We are deaf and mute, the translated portion read. Daniela and I looked at each other with immense surprise. Not only did we not fully understand each other’s native language, but we also could not try. Hand motions and terrible internet connection were our only available methods of communication.
Off we set, on our two hour long trek back down the mountain with only phone flashlights and the occasional star to light the way. Our two new friends guided us down the steep trails, around the cliff-like mountain edges, and back to the safety of flat ground. We communicated with handle signals and smiles, nods and head shakes- somehow we managed to understand each other. When we reached the bus with hardly any time to spare, we were all completely spent. Our legs were jello and our heads were heavy with exhaustion. Daniel and I turned to thank our two new friends by bowing with our hands together in an attempt to show our extreme gratitude. They smiled, nodded, and turned back to the mountain.
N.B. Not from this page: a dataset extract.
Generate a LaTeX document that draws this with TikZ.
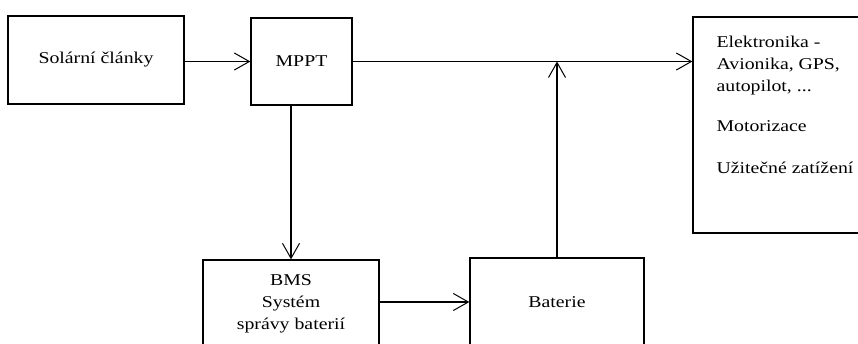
\documentclass[tikz,border=0pt]{standalone}
\usepackage{fontspec}
\setmainfont{Liberation Serif}[FakeStretch=1.2]
\usetikzlibrary{arrows.meta}

\begin{document}
\begin{tikzpicture}[x=1pt, y=-1pt,
  blok/.style={draw, line width=1.3pt, minimum width=176pt, minimum height=88pt, inner sep=0pt},
  popis/.style={font=\fontsize{16.5}{22}\selectfont, align=center, inner sep=0pt},
  sipka/.style={line width=1.3pt, -{Straight Barb[length=15pt, width=17pt, line width=1pt]}}]

\useasboundingbox (0,0) rectangle (858,343);
\clip (0,0) rectangle (858,343);

% Draw the blocks
\node [blok] (solar) at (96,60) {};
\node [popis] at (solar.center) {Solární články};
\node [blok, minimum width=101pt, minimum height=87pt] (mppt) at (301.5,61.5) {};
\node [popis] at (mppt.center) {MPPT};
\node [blok, minimum width=200pt, minimum height=216pt] (elek) at (793,125) {};
\node [popis, align=left, anchor=north west] (zatez) at ([shift={(24pt,-19pt)}]elek.north west)
  {Elektronika -\\Avionika, GPS,\\autopilot, ...\\[18pt]Motorizace\\[20pt]Užitečné zatížení};
\node [blok] (bms) at (291,304) {};
\node [popis] at (bms.center) {BMS\\Systém\\správy baterií};
\node [blok, minimum width=174pt] (bat) at (557,302) {};
\node [popis] at (bat.center) {Baterie};

% Draw the connections
\coordinate (uzel) at (bat.north |- mppt.east);
\draw [sipka] (solar.east |- mppt.east) -- (mppt.west);
\draw [sipka] (mppt.east) -- (mppt.east -| elek.west);
\draw [sipka] (bms.north |- mppt.south) -- (bms.north);
\draw [sipka] (bms.east) ++(0,-2) -- (bat.west);
\draw [sipka] (bat.north) -- (uzel);

\end{tikzpicture}
\end{document}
We watched as they began to walk back up the path and disappear in the dark.
“Oh my god, they’re going back up,” Daniela exclaimed. We both realized very suddenly that they probably live up there in the mountains, and only came down because they wanted to lead us back to safety.
Despite being able to barely communicate with each other, the two teenagers displayed a certain kind of selfless kindness that seems exceptionally difficult to come by these days. It made no difference to them that we were foreigners- if anything, it only made them want to help us more. Our differences in appearance and language, in culture and way of life- they become minuscule when viewed through the lens of all the shared commonalities of humanity. While it is beautiful to appreciate what makes others different, we must remember that underneath all these outside forces we are all human beings capable of extreme kindness, passion, and love.